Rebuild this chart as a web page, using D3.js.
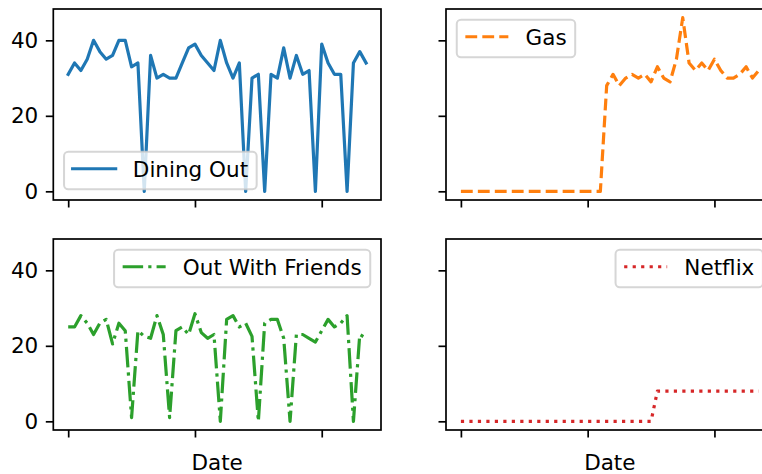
<!DOCTYPE html>
<html>
<head>
<meta charset="utf-8">
<script src="https://cdn.jsdelivr.net/npm/d3@7"></script>
<style>
  html, body { margin: 0; padding: 0; background: #fff; }
  svg { display: block; font-family: "DejaVu Sans", sans-serif; }
</style>
</head>
<body>
<svg id="chart" width="762" height="474"></svg>
<script>
// Weekly spending per category (48 weeks)
const dining = [31, 34, 32, 35, 40, 37, 35, 36, 40, 40, 33, 34, 0, 36, 30, 31,
                30, 30, 34, 38, 39, 36, 34, 32, 40, 34, 30, 34, 0, 30, 31, 0,
                31, 30, 38, 30, 36, 31, 32, 0, 39, 34, 31, 31, 0, 34, 37, 34];
const gas = [0, 0, 0, 0, 0, 0, 0, 0, 0, 0, 0, 0, 0, 0, 0, 0,
             0, 0, 0, 0, 0, 0, 0, 28, 31, 28, 30, 31, 30, 31, 29, 33,
             30, 29, 35, 46, 34, 32, 34, 32, 35, 32, 30, 30, 31, 33, 30, 32];
const friends = [25, 25, 28, 26, 23, 26, 27, 20.5, 26, 24, 1, 24, 22.5, 22, 28, 23,
                 1, 24, 25, 23, 28.5, 23.5, 22, 23, 0, 27, 28, 25, 26, 22.5, 0, 26,
                 27, 27, 22, 0, 23, 23, 22, 21, 24, 27, 25, 26, 28, 0, 23, 22];
const netflix = [0, 0, 0, 0, 0, 0, 0, 0, 0, 0, 0, 0, 0, 0, 0, 0,
                 0, 0, 0, 0, 0, 0, 0, 0, 0, 0, 0, 0, 0, 0, 0, 8,
                 8, 8, 8, 8, 8, 8, 8, 8, 8, 8, 8, 8, 8, 8, 8, 8];
const seriesNames = ["Dining Out", "Gas", "Out With Friends", "Netflix"];
const xTicks = [0, 20, 40];
const yTicks = [0, 20, 40];
const yTickLabels = ["0", "20", "40"];
const xLabel = "Date";

const svg = d3.select("#chart");
const FS = 21.5;          // text size
const LW = 3.2;           // line width
const TICK = 7.5;         // tick length / pad

const axW = 327.7, axH = 191;
const cols = [53.3, 446];
const rows = [9, 239];

const panels = [
  { name: seriesNames[0], values: dining,  color: "#1f77b4", dash: null,                          col: 0, row: 0, legend: "lower left" },
  { name: seriesNames[1], values: gas,     color: "#ff7f0e", dash: [3.7, 1.6],                    col: 1, row: 0, legend: "upper left" },
  { name: seriesNames[2], values: friends, color: "#2ca02c", dash: [6.4, 1.6, 1, 1.6],            col: 0, row: 1, legend: "upper right" },
  { name: seriesNames[3], values: netflix, color: "#d62728", dash: [1, 1.65],                     col: 1, row: 1, legend: "upper right" }
];

const n = dining.length;
const xMargin = (n - 1) * 0.05;
const allMax = d3.max([dining, gas, friends, netflix].flat());
const yMargin = allMax * 0.05;

// measure text width
const measurer = svg.append("text").attr("font-size", FS).attr("visibility", "hidden");
function textWidth(s) { measurer.text(s); return measurer.node().getComputedTextLength(); }

panels.forEach((p, i) => {
  const x0 = cols[p.col], y0 = rows[p.row];
  const x = d3.scaleLinear().domain([-xMargin, n - 1 + xMargin]).range([x0, x0 + axW]);
  const y = d3.scaleLinear().domain([-yMargin, allMax + yMargin]).range([y0 + axH, y0]);

  const g = svg.append("g");
  g.append("clipPath").attr("id", "clip" + i)
    .append("rect").attr("x", x0).attr("y", y0).attr("width", axW).attr("height", axH);

  // data line
  const line = d3.line().x((d, j) => x(j)).y(d => y(d));
  g.append("path")
    .datum(p.values)
    .attr("clip-path", `url(#clip${i})`)
    .attr("d", line)
    .attr("fill", "none")
    .attr("stroke", p.color)
    .attr("stroke-width", LW)
    .attr("stroke-linejoin", "round")
    .attr("stroke-linecap", p.dash ? "butt" : "square")
    .attr("stroke-dasharray", p.dash ? p.dash.map(v => v * LW).join(",") : null);

  // axes
  const yAxis = d3.axisLeft(y).tickValues(yTicks).tickSize(TICK).tickPadding(TICK)
    .tickFormat((d, k) => p.col === 0 ? yTickLabels[k] : "");
  const xAxis = d3.axisBottom(x).tickValues(xTicks).tickSize(TICK).tickFormat("");
  const ya = g.append("g").attr("transform", `translate(${x0},0)`).call(yAxis);
  const xa = g.append("g").attr("transform", `translate(0,${y0 + axH})`).call(xAxis);
  [ya, xa].forEach(a => {
    a.select(".domain").remove();
    a.selectAll(".tick line").attr("stroke", "#000").attr("stroke-width", 1.7);
    a.selectAll(".tick text").attr("font-size", FS).attr("fill", "#000")
      .attr("font-family", "DejaVu Sans, sans-serif");
  });

  // frame
  g.append("rect").attr("x", x0).attr("y", y0).attr("width", axW).attr("height", axH)
    .attr("fill", "none").attr("stroke", "#000").attr("stroke-width", 1.7);

  if (p.row === 1) {
    g.append("text").attr("x", x0 + axW / 2).attr("y", 470)
      .attr("text-anchor", "middle").attr("font-size", FS).attr("fill", "#000").text(xLabel);
  }

  // legend
  const pad = 0.4 * FS, handle = 2.0 * FS, gap = 0.8 * FS, edge = 0.5 * FS;
  const boxH = 37.5;
  const boxW = pad + handle + gap + textWidth(p.name) + pad;
  let lx, ly;
  if (p.legend === "lower left") { lx = x0 + edge; ly = y0 + axH - edge - boxH; }
  else if (p.legend === "upper left") { lx = x0 + edge; ly = y0 + edge; }
  else { lx = x0 + axW - edge - boxW; ly = y0 + edge; }
  const lg = g.append("g");
  lg.append("rect").attr("x", lx).attr("y", ly).attr("width", boxW).attr("height", boxH)
    .attr("rx", 0.2 * FS).attr("ry", 0.2 * FS)
    .attr("fill", "#fff").attr("fill-opacity", 0.8)
    .attr("stroke", "#cccccc").attr("stroke-opacity", 0.8).attr("stroke-width", 2);
  lg.append("line")
    .attr("x1", lx + pad).attr("x2", lx + pad + handle)
    .attr("y1", ly + 17).attr("y2", ly + 17)
    .attr("stroke", p.color).attr("stroke-width", LW)
    .attr("stroke-linecap", p.dash ? "butt" : "square")
    .attr("stroke-dasharray", p.dash ? p.dash.map(v => v * LW).join(",") : null);
  lg.append("text").attr("x", lx + pad + handle + gap).attr("y", ly + 24.8)
    .attr("font-size", FS).attr("fill", "#000").text(p.name);
});
measurer.remove();
</script>
</body>
</html>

========================

#### Problem to work on:
Repeat the lines exactly as they stand, from the opening line of the data through the line with "const rows = [9, 239];". Pictures stay out of the copy.

#### Exercise output:
Rebuild this chart as a web page, using D3.js.
<!DOCTYPE html>
<html>
<head>
<meta charset="utf-8">
<script src="https://cdn.jsdelivr.net/npm/d3@7"></script>
<style>
  html, body { margin: 0; padding: 0; background: #fff; }
  svg { display: block; font-family: "DejaVu Sans", sans-serif; }
</style>
</head>
<body>
<svg id="chart" width="762" height="474"></svg>
<script>
// Weekly spending per category (48 weeks)
const dining = [31, 34, 32, 35, 40, 37, 35, 36, 40, 40, 33, 34, 0, 36, 30, 31,
                30, 30, 34, 38, 39, 36, 34, 32, 40, 34, 30, 34, 0, 30, 31, 0,
                31, 30, 38, 30, 36, 31, 32, 0, 39, 34, 31, 31, 0, 34, 37, 34];
const gas = [0, 0, 0, 0, 0, 0, 0, 0, 0, 0, 0, 0, 0, 0, 0, 0,
             0, 0, 0, 0, 0, 0, 0, 28, 31, 28, 30, 31, 30, 31, 29, 33,
             30, 29, 35, 46, 34, 32, 34, 32, 35, 32, 30, 30, 31, 33, 30, 32];
const friends = [25, 25, 28, 26, 23, 26, 27, 20.5, 26, 24, 1, 24, 22.5, 22, 28, 23,
                 1, 24, 25, 23, 28.5, 23.5, 22, 23, 0, 27, 28, 25, 26, 22.5, 0, 26,
                 27, 27, 22, 0, 23, 23, 22, 21, 24, 27, 25, 26, 28, 0, 23, 22];
const netflix = [0, 0, 0, 0, 0, 0, 0, 0, 0, 0, 0, 0, 0, 0, 0, 0,
                 0, 0, 0, 0, 0, 0, 0, 0, 0, 0, 0, 0, 0, 0, 0, 8,
                 8, 8, 8, 8, 8, 8, 8, 8, 8, 8, 8, 8, 8, 8, 8, 8];
const seriesNames = ["Dining Out", "Gas", "Out With Friends", "Netflix"];
const xTicks = [0, 20, 40];
const yTicks = [0, 20, 40];
const yTickLabels = ["0", "20", "40"];
const xLabel = "Date";

const svg = d3.select("#chart");
const FS = 21.5;          // text size
const LW = 3.2;           // line width
const TICK = 7.5;         // tick length / pad

const axW = 327.7, axH = 191;
const cols = [53.3, 446];
const rows = [9, 239];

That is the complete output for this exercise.